What is required: Wherever "diagram" appears in a line, copy that line.

(Rows from a dataset)
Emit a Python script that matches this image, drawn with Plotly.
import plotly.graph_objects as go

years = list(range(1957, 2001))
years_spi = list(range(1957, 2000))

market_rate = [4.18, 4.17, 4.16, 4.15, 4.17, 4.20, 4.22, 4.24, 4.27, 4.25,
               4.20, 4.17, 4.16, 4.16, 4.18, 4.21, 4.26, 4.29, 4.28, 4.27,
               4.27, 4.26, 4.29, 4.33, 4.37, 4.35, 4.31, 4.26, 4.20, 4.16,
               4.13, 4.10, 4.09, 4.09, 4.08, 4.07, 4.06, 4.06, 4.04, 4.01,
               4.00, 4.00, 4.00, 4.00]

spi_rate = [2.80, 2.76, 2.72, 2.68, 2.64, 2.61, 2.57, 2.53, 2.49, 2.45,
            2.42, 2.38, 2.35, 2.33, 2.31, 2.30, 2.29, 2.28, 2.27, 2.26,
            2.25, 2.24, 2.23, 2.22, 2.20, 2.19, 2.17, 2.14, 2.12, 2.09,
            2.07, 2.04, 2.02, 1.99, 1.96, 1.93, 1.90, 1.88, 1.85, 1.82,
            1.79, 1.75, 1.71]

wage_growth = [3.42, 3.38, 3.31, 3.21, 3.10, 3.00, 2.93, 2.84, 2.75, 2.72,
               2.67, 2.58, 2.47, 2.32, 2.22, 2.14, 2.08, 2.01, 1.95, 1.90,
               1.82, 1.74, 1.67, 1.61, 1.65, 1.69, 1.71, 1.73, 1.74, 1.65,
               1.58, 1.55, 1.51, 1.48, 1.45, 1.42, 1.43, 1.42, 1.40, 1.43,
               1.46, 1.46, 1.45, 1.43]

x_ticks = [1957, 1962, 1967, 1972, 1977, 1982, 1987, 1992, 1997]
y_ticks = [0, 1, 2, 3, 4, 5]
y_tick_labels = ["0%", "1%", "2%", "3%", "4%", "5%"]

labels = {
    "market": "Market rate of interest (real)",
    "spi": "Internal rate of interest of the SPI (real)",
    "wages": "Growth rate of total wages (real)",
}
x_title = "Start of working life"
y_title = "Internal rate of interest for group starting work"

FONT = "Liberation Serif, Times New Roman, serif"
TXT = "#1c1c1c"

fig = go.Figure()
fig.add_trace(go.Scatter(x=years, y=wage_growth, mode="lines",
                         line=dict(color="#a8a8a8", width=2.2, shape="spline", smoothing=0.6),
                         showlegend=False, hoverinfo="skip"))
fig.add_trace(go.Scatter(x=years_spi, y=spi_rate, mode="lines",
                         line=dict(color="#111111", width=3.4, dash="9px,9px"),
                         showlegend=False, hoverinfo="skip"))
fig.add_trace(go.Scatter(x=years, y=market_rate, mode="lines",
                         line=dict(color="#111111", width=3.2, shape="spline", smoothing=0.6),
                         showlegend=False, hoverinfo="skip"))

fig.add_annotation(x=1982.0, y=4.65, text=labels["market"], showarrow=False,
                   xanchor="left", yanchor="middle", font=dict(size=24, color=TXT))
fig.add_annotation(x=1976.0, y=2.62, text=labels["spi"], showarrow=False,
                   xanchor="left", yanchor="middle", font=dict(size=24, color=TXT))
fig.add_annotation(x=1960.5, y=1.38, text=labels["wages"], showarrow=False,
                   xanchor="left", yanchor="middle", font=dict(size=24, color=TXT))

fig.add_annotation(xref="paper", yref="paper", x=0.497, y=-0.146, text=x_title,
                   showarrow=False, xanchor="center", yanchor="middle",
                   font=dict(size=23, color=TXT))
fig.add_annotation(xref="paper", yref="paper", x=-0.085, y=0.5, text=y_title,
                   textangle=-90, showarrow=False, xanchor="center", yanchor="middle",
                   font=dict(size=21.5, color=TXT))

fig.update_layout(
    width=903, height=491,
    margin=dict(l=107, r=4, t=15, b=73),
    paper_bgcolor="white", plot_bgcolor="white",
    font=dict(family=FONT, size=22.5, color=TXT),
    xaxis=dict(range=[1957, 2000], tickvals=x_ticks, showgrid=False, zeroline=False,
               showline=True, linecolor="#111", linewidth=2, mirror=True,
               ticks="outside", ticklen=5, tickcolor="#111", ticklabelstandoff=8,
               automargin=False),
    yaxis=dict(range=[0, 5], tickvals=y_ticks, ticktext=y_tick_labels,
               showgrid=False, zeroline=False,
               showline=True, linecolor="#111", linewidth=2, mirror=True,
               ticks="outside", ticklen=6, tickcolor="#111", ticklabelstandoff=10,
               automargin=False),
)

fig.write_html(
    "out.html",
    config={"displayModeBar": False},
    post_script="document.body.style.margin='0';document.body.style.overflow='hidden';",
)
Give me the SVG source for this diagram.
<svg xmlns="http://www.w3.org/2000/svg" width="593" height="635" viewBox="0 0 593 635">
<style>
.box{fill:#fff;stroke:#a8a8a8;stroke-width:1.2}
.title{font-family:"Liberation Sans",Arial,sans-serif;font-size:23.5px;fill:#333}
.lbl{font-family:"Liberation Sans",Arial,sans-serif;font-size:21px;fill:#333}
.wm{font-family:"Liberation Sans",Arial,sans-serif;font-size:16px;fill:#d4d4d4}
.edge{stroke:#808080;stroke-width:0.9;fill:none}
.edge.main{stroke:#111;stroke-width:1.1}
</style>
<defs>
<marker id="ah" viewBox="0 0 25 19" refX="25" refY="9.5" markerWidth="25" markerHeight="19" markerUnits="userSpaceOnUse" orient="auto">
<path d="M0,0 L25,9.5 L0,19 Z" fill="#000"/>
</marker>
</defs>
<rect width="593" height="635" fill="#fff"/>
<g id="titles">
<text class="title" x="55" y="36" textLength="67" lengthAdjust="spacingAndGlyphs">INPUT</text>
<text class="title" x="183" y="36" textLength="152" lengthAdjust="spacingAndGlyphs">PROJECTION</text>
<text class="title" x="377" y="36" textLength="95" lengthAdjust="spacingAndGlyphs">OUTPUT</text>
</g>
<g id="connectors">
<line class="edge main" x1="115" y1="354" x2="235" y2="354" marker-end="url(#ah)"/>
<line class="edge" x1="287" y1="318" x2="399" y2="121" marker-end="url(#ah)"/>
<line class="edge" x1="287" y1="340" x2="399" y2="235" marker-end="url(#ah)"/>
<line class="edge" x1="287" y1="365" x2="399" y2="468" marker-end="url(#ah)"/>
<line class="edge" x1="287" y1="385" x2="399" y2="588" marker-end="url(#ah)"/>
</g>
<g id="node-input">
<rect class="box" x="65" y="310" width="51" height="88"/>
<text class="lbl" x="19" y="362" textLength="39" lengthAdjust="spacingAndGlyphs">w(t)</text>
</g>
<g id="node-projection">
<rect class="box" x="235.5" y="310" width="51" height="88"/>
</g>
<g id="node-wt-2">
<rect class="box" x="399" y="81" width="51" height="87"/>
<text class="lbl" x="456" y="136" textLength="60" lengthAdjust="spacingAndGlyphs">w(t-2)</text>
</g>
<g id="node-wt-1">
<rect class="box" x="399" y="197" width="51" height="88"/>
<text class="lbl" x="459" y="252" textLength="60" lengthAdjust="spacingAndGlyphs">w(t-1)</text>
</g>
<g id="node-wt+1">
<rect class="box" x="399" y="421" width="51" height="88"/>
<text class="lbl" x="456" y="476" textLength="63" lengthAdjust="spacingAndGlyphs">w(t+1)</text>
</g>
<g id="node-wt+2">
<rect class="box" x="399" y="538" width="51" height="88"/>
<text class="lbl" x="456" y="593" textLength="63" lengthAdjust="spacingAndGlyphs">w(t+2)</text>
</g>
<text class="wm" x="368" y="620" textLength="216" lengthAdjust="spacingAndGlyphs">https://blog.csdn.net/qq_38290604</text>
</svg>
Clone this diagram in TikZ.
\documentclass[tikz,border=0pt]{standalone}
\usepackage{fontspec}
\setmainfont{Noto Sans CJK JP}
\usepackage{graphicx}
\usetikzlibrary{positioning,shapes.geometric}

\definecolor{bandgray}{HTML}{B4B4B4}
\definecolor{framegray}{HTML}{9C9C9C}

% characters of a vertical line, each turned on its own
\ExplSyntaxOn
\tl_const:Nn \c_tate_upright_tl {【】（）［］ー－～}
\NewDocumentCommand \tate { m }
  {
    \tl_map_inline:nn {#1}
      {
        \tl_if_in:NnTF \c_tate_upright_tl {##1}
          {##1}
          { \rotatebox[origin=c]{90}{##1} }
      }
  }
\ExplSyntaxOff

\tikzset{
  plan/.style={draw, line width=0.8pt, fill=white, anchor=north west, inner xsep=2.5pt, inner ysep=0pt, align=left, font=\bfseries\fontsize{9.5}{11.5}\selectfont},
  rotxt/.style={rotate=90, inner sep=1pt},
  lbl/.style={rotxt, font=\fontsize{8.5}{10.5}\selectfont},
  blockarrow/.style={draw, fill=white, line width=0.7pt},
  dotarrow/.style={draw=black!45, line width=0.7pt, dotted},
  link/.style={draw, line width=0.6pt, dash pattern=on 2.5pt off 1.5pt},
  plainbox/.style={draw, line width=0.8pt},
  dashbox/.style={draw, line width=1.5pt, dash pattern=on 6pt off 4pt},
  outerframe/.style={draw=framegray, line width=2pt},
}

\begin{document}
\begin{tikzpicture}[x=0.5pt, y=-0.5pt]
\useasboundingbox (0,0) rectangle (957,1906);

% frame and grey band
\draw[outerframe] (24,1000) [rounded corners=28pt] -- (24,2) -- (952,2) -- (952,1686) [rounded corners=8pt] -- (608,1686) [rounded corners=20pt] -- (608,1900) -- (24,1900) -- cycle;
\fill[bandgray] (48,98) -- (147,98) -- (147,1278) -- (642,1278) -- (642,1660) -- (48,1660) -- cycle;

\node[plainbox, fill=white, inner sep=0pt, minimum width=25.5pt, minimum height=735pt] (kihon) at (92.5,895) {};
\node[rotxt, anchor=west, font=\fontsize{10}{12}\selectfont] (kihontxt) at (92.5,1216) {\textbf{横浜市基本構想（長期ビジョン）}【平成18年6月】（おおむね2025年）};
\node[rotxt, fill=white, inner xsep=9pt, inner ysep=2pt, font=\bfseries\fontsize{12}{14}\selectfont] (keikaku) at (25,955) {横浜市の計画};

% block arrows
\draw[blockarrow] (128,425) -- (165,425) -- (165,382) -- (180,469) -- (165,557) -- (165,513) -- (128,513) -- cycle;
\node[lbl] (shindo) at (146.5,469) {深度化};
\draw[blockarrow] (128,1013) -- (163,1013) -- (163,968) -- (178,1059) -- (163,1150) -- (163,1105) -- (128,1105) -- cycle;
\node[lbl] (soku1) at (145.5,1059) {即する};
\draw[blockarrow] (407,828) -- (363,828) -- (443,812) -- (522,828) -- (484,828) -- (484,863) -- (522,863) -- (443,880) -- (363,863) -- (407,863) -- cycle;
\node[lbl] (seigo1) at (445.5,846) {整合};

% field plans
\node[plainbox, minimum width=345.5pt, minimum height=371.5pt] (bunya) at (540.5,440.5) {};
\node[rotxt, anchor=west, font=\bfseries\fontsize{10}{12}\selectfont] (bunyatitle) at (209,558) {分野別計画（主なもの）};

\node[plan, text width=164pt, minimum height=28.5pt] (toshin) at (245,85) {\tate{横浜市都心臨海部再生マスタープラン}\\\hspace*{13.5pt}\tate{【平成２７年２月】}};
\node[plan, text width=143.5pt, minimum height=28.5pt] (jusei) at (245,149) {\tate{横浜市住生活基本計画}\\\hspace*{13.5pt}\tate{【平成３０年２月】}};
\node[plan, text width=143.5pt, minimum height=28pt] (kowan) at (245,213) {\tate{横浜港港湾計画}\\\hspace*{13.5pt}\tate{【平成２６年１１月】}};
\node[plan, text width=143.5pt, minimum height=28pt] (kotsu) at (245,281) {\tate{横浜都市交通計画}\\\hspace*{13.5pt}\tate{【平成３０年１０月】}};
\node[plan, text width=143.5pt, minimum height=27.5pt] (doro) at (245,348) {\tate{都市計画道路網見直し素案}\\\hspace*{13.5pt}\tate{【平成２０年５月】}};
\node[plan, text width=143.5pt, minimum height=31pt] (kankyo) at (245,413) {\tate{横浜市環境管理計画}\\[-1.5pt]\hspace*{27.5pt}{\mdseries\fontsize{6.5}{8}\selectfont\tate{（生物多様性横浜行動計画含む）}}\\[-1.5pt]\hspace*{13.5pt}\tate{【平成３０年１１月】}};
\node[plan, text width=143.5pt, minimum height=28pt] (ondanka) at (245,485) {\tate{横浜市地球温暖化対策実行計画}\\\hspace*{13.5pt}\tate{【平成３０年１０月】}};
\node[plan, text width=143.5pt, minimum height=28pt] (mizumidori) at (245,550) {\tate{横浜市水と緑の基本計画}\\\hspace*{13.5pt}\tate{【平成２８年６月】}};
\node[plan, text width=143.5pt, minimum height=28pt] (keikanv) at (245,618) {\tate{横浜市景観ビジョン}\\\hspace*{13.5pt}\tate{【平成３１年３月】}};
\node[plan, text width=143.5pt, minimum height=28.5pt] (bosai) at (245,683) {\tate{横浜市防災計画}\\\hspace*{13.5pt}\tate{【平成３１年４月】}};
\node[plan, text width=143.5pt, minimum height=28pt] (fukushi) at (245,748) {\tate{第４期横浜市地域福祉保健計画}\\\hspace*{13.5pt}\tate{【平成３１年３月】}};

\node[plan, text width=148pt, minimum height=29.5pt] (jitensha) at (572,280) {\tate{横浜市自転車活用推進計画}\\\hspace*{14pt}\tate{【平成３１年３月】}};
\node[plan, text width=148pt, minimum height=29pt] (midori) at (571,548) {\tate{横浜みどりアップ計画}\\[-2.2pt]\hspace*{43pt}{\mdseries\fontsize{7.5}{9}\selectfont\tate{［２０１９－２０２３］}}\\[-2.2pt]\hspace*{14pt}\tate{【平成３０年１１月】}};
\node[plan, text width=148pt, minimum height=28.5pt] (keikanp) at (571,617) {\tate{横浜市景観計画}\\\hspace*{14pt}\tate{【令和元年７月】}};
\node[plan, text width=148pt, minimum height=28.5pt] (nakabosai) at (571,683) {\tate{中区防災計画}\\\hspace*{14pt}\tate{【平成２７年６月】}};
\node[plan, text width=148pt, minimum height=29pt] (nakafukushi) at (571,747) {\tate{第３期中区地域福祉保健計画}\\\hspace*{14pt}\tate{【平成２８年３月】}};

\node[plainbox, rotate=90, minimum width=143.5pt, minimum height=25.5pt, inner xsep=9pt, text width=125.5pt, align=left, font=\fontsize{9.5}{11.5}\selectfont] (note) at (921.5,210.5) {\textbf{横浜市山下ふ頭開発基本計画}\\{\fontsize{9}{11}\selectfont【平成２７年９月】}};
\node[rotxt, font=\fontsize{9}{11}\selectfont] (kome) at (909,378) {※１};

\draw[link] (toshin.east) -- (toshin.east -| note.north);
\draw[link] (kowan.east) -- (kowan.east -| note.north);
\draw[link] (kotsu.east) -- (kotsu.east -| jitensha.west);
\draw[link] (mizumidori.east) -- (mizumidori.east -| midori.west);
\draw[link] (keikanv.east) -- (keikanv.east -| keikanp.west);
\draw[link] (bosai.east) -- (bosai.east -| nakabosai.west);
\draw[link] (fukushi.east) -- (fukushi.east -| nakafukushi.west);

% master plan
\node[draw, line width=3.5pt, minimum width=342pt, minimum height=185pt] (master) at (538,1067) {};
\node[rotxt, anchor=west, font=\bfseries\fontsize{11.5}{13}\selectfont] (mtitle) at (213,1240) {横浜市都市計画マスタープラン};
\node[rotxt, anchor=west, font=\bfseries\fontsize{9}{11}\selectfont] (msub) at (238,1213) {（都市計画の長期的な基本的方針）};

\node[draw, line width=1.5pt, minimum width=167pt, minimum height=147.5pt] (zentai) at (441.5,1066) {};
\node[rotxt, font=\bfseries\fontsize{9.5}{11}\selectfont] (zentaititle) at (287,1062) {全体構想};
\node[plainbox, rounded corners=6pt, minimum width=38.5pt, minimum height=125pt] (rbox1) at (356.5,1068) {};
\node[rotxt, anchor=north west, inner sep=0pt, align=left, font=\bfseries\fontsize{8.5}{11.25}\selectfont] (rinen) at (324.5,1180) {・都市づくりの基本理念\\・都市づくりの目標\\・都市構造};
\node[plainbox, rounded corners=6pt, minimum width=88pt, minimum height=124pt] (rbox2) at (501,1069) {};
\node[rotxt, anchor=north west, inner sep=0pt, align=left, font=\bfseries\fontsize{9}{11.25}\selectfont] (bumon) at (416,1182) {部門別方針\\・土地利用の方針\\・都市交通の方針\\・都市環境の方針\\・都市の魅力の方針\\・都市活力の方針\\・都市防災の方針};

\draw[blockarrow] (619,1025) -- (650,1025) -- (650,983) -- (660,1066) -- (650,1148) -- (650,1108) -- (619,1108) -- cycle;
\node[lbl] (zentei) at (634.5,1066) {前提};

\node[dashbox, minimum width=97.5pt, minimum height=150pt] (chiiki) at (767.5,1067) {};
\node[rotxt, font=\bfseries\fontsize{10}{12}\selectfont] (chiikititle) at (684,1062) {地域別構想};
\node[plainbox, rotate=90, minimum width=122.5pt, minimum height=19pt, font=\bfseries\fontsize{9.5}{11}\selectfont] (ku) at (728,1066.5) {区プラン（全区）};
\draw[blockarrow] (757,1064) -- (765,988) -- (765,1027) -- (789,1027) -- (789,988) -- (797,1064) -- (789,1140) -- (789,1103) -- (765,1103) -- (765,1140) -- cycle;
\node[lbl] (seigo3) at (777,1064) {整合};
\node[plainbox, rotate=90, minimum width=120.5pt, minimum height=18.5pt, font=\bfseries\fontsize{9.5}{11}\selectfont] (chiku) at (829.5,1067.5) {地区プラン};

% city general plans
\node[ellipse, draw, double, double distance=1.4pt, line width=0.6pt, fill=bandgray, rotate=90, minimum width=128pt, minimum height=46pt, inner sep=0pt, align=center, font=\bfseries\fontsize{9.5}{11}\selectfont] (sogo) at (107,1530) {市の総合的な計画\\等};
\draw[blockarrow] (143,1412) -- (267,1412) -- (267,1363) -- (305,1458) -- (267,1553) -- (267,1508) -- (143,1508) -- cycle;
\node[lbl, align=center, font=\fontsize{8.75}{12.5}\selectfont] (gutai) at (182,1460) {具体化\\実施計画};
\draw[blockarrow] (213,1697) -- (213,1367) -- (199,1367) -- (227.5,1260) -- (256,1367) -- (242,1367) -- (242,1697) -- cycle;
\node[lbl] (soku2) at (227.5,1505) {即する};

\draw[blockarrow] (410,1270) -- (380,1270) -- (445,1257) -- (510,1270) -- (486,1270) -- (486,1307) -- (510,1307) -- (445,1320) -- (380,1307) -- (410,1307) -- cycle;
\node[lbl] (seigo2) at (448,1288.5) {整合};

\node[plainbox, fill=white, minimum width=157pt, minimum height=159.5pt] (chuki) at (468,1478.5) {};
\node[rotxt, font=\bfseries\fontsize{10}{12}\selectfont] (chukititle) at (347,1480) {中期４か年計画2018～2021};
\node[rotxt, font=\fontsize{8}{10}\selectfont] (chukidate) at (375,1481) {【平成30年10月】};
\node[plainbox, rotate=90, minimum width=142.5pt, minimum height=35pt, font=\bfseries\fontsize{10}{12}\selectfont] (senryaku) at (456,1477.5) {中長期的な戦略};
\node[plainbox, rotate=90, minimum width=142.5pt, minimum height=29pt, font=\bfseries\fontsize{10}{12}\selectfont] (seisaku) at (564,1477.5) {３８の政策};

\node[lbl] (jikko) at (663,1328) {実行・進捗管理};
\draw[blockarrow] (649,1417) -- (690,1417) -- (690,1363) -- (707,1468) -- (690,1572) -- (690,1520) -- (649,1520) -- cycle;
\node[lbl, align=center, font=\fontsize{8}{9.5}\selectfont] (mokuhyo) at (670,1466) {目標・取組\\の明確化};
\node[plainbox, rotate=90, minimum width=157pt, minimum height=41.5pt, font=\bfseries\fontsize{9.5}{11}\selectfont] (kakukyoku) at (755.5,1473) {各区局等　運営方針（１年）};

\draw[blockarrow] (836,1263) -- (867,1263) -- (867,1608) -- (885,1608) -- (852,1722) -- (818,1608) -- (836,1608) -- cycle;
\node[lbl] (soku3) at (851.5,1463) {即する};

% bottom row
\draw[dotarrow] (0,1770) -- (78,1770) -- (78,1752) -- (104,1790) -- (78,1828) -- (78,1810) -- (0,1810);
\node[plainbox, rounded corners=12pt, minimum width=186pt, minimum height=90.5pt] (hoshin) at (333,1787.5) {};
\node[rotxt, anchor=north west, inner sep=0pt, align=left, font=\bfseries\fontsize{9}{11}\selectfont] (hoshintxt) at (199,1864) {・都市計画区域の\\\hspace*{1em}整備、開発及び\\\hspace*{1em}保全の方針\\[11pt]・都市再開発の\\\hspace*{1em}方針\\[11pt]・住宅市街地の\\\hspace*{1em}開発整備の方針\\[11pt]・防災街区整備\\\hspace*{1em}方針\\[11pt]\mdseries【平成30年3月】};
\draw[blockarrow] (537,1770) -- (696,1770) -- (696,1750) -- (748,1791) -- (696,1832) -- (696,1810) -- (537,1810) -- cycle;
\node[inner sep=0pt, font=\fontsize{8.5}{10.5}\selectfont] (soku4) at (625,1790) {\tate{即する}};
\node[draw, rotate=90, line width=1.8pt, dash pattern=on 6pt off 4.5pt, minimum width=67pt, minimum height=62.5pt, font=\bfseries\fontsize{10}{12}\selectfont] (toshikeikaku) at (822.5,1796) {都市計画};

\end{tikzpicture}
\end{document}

Right answer:
Give me the SVG source for this diagram.
Clone this diagram in TikZ.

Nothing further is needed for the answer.